Saturday, August 21, 2010

Obama's South Vietnam?
At the end of the movie Charlie Wilson's War, the brilliant architects of the ouster of the Soviets from Afghanistan are begging for funds from Congress to consolidate their success on the ground. To no avail.
In less cinematic fashion, the same scenes are playing out on Capitol Hill over Iraq. The last U.S. combat brigade has crossed the border into Kuwait, bringing the U.S. presence down to 50,000, on the way to zero by the end of 2011. It leaves a country no longer embroiled in a hellish civil war and feeling its way toward stability amid continuing terror attacks and a deadlock over the formation of a new government.
This is possible only because the Bush surge of 2007 snatched an opportunity for victory from the jaws of defeat. Now, the question is whether we'll lurch back into the maw of failure out of ideological willfulness, inattention, and foolish penny-pinching. The Obama administration wants $2 billion in funding next year for the Iraqi army. The Senate Armed Services Committee cut the request in half on the grounds that, to paraphrase roughly, "them Iraqis can pay fer their own damn army."
The administration has vacillated between wanting to take credit for the windfall generated by the surge, and wanting to wash its hands of "Bush's war." At the same time that Joe Biden has averred that the emergence of a stable, democratic Iraq "could be one of the great achievements of this administration," the administration's ambassador to Iraq, Chris Hill, has falsified both elements of "smart power" with his clueless passivity.
For all of Biden's premature self-congratulation, Iraq could still become Obama's South Vietnam, an ally we casually toss aside after Herculean efforts to get it to a tentatively sustainable state. Consolidating Iraq's gains will require a deep strategic relationship and -- inevitably -- a continued U.S troop presence beyond 2011.
The administration has realized the folly of its hands-off approach to the stymied negotiations over a new government, and it is replacing Hill as ambassador with James Jeffrey, who knows something about the country. We'll want to coax the Iraqis toward a coalition government, but without seeming overbearing.

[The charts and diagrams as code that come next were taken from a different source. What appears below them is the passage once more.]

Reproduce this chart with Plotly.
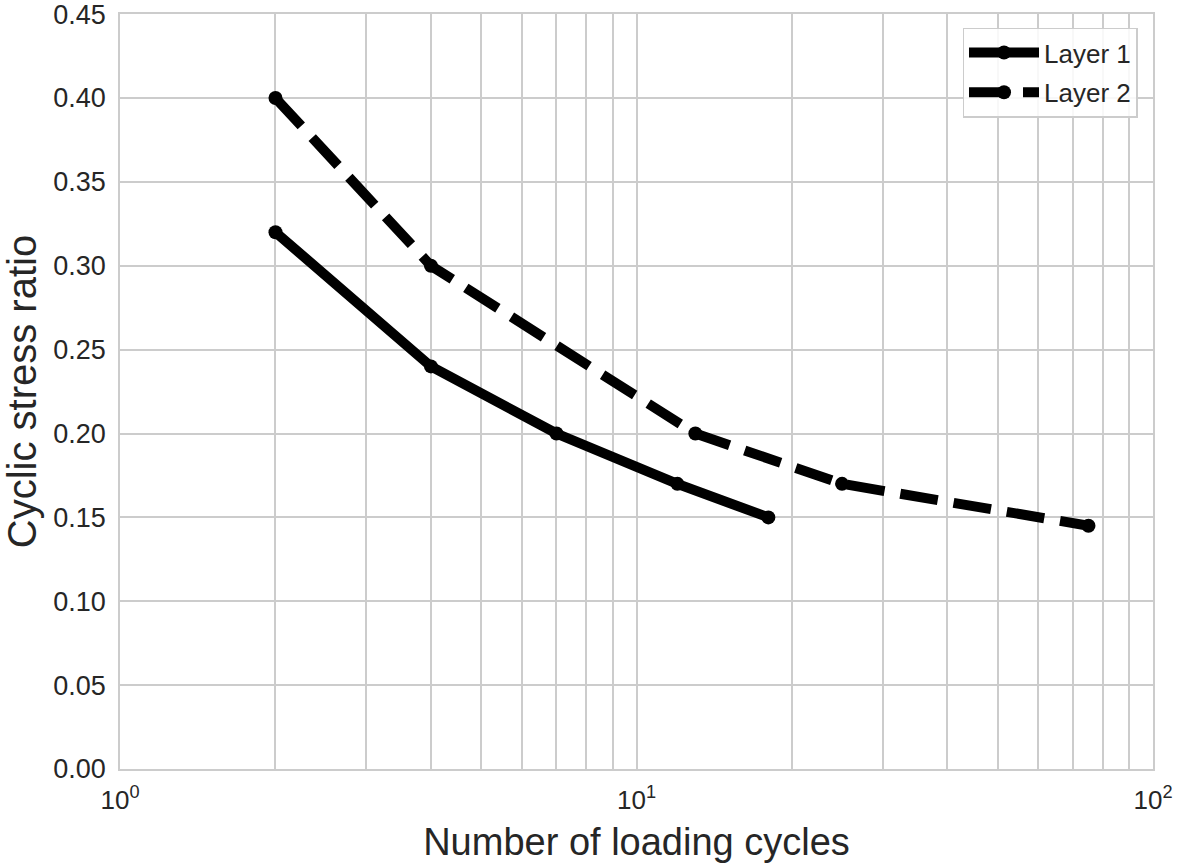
import plotly.graph_objects as go

layer1_cycles = [2, 4, 7, 12, 18]
layer1_csr = [0.32, 0.24, 0.20, 0.17, 0.15]
layer2_cycles = [2, 4, 13, 25, 75]
layer2_csr = [0.40, 0.30, 0.20, 0.17, 0.145]

x_major_vals = [1, 10, 100]
x_major_text = ["10<sup>0</sup>", "10<sup>1</sup>", "10<sup>2</sup>"]
x_minor_vals = [2, 3, 4, 5, 6, 7, 8, 9, 20, 30, 40, 50, 60, 70, 80, 90]
y_tickvals = [0.0, 0.05, 0.10, 0.15, 0.20, 0.25, 0.30, 0.35, 0.40, 0.45]

fig = go.Figure()
fig.add_trace(go.Scatter(
    x=layer1_cycles, y=layer1_csr, name="Layer 1", mode="lines+markers",
    legendgroup="l1",
    line=dict(color="black", width=10),
    marker=dict(color="black", size=14),
))
fig.add_trace(go.Scatter(
    x=layer2_cycles, y=layer2_csr, name="Layer 2", mode="lines+markers",
    legendgroup="l2",
    line=dict(color="black", width=10, dash="38px,16px"),
    marker=dict(color="black", size=14),
))

font_family = "Liberation Sans, Arial, sans-serif"
grid = "#cccccc"
fig.update_layout(
    width=1177, height=863,
    margin=dict(l=120, r=24, t=14, b=94, autoexpand=False),
    paper_bgcolor="white", plot_bgcolor="white",
    font=dict(family=font_family, color="#262626", size=26),
    showlegend=True,
    legend=dict(
        x=0.985, y=0.982, xanchor="right", yanchor="top",
        bgcolor="rgba(255,255,255,0.85)", bordercolor=grid, borderwidth=1.5,
        font=dict(size=26, color="#262626"),
        traceorder="grouped", tracegroupgap=3,
        itemwidth=70,
    ),
)
fig.update_xaxes(
    type="log", range=[0, 2],
    tickmode="array", tickvals=x_major_vals, ticktext=x_major_text, ticks="",
    ticklabelstandoff=7, ticklabeloverflow="allow",
    showgrid=True, gridcolor=grid, gridwidth=1.5,
    minor=dict(tickmode="array", tickvals=x_minor_vals, showgrid=True,
               gridcolor=grid, gridwidth=1.5, ticks=""),
    showline=True, linecolor=grid, linewidth=1.5, mirror=True,
    zeroline=False, automargin=False,
    tickfont=dict(size=26, color="#262626"),
    title=dict(text="Number of loading cycles", font=dict(size=38, color="#262626"), standoff=18),
)
fig.update_yaxes(
    range=[0, 0.4501],
    tickvals=y_tickvals, tickformat=".2f", ticks="",
    ticklabelstandoff=7, ticklabeloverflow="allow",
    showgrid=True, gridcolor=grid, gridwidth=1.5,
    showline=True, linecolor=grid, linewidth=1.5, mirror=True,
    zeroline=False, automargin=False,
    tickfont=dict(size=27, color="#262626"),
    title=dict(text="Cyclic stress ratio", font=dict(size=40, color="#262626"), standoff=4),
)

fig.write_html("out.html")
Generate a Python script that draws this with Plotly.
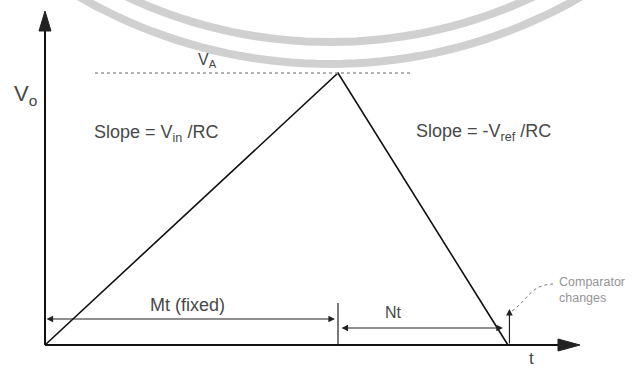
import math
import plotly.graph_objects as go

# Integrator output of a dual-slope converter
t_points = [0.0, 1.0, 1.58]      # start, end of fixed run-up (Mt), comparator trip (Mt + Nt)
vo_points = [0.0, 1.0, 0.0]      # output voltage, normalised to the peak V_A
v_peak = 1.0

W, H = 642, 369
X0, Y0 = 45, 345                 # pixel position of the origin
SX, SY = 293.0, 272.0            # pixels per unit along t and Vo

x_range = [-X0 / SX, (W - X0) / SX]
y_range = [-(H - Y0) / SY, Y0 / SY]


def px(x):
    return (x - X0) / SX


def py(y):
    return (Y0 - y) / SY


t_mt = t_points[1]
t_end = t_points[2]

fig = go.Figure()


def ring_arc(cx, bottom, r, half_angle=0.62, n=48):
    """SVG path for the lower part of a circle whose lowest point is at y=bottom."""
    cy = bottom - r
    pts = []
    for i in range(n + 1):
        a = -half_angle + 2 * half_angle * i / n
        pts.append((cx + r * math.sin(a), cy + r * math.cos(a)))
    return "M" + " L".join(f"{x:.1f},{y:.1f}" for x, y in pts)


# seal ring in the background
for bottom, r in [(64, 501), (42, 479)]:
    fig.add_shape(type="path", path=ring_arc(330, bottom, r), xref="x2", yref="y2",
                  line=dict(color="rgba(205,205,205,0.95)", width=8), layer="below")

# dotted V_A level
fig.add_shape(type="line", x0=px(95), x1=px(410), y0=v_peak, y1=v_peak,
              line=dict(color="#9a9a9a", width=1.5, dash="dot"))

# ramp
fig.add_trace(go.Scatter(x=t_points, y=vo_points, mode="lines",
                         line=dict(color="#111", width=1.6), showlegend=False,
                         hoverinfo="skip"))

# axes
fig.add_shape(type="line", x0=0, x1=px(565), y0=0, y1=0, line=dict(color="#111", width=2))
fig.add_shape(type="line", x0=0, x1=0, y0=0, y1=py(26), line=dict(color="#111", width=2))
fig.add_shape(type="path", xref="x2", yref="y2",
              path="M558,339 L580,345 L558,351 Z", fillcolor="#222", line=dict(color="#222", width=1))
fig.add_shape(type="path", xref="x2", yref="y2",
              path="M39,31 L45,11 L51,31 Z", fillcolor="#222", line=dict(color="#222", width=1))

# divider tick at end of fixed interval
fig.add_shape(type="line", x0=t_mt, x1=t_mt, y0=0, y1=py(303), line=dict(color="#222", width=1.2))

# dimension arrows
arrow_style = dict(showarrow=True, arrowhead=2, arrowsize=1.1, arrowwidth=1.2,
                   arrowcolor="#222", text="", axref="x", ayref="y", xref="x", yref="y")
fig.add_annotation(x=t_mt - px(48), y=py(319), ax=0, ay=py(319),
                   arrowside="end+start", **arrow_style)
fig.add_annotation(x=t_end - px(50), y=py(328), ax=t_mt + px(47), ay=py(328),
                   arrowside="end+start", **arrow_style)
# comparator trip marker
fig.add_annotation(x=t_end + px(46.5), y=py(309), ax=t_end + px(46.5), ay=0,
                   arrowside="end", **arrow_style)

# dashed leader to the comparator note
fig.add_shape(type="path", xref="x2", yref="y2",
              path="M512,311 C528,300 530,285 553,284",
              line=dict(color="#777", width=1, dash="dot"))

FAMILY = "Liberation Sans, Arial, sans-serif"


def label(x, y, text, size, xanchor="center", color="#484848", align="center"):
    fig.add_annotation(x=x, y=y, xref="x2", yref="y2", text=text, showarrow=False,
                       xanchor=xanchor, yanchor="middle", align=align,
                       font=dict(family=FAMILY, size=size, color=color))


label(25, 95, "V<sub>o</sub>", 22)
label(207, 60, "V<sub>A</sub>", 16)
label(156, 133, "Slope = V<sub>in</sub> /RC", 18)
label(483, 132, "Slope = -V<sub>ref</sub> /RC", 18)
label(187, 305, "Mt (fixed)", 18)
label(393, 312, "Nt", 16)
label(531, 358, "t", 17)
label(557, 290, "Comparator<br>changes", 12.5, xanchor="left", color="#959595", align="left")

fig.update_layout(
    width=W, height=H, margin=dict(l=0, r=0, t=0, b=0),
    paper_bgcolor="white", plot_bgcolor="white",
    xaxis=dict(range=x_range, visible=False, fixedrange=True),
    yaxis=dict(range=y_range, visible=False, fixedrange=True),
    xaxis2=dict(range=[0, W], visible=False, overlaying="x", fixedrange=True),
    yaxis2=dict(range=[H, 0], visible=False, overlaying="y", fixedrange=True),
    showlegend=False,
)

fig.write_html("out.html")
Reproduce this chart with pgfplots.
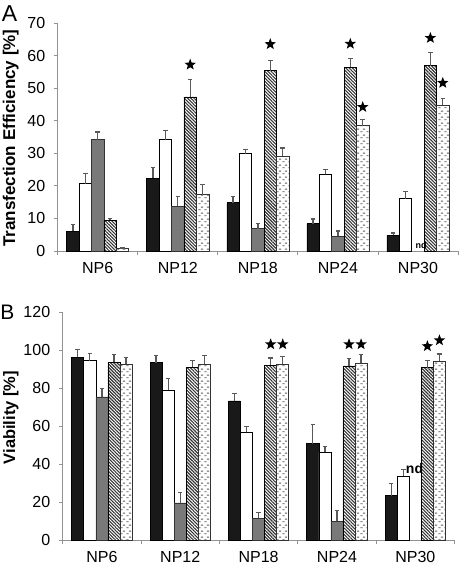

That's a natural task for diplomats -- unlike many of their other new duties. At the beginning of the war, the military did everything, even jobs for which civilians were better suited; now, the situation will be reversed.
We currently station troops at checkpoints along disputed areas between Arabs and Kurds in the north of Iraq. The hope is that two embassy branches in Kirkuk and Mosul will fulfill the same friction-reducing function after we draw down, but diplomats mostly confined to their posts can't replace boots on the ground.
The State Department will take over training of police forces, but it has failed miserably at this before in both Iraq and Afghanistan; it is building its own private security force, when we already have an army capable of protecting it; and there's no substitute for an everyday relationship between the Iraqi and American militaries, which acts as a brake on any potentially extraconstitutional power grabs by the Iraqi army.
All of this means that the Bush-era status-of-forces agreement setting the departure of U.S. troops for the end of 2011 will eventually have to be revisited. In general, Iraq should be treated as an important regional ally. We have an interest in intertwining ourselves with the Iraqi military, in fostering trade and investment, in seeing top Iraqi students coming to study in the West -- and, above all, in supporting an Iraqi government competent enough that it doesn't discredit democracy.
Kenneth Pollack of the Brookings Institution notes that countries that experience intercommunal civil wars often slide back into conflict within five years after a ceasefire. The odds of a relapse go down when a great power plays a peacekeeping role. That's us, unless we want Iraq to become a squandered opportunity alongside Afghanistan of the early 1990s and South Vietnam of the mid-1970s.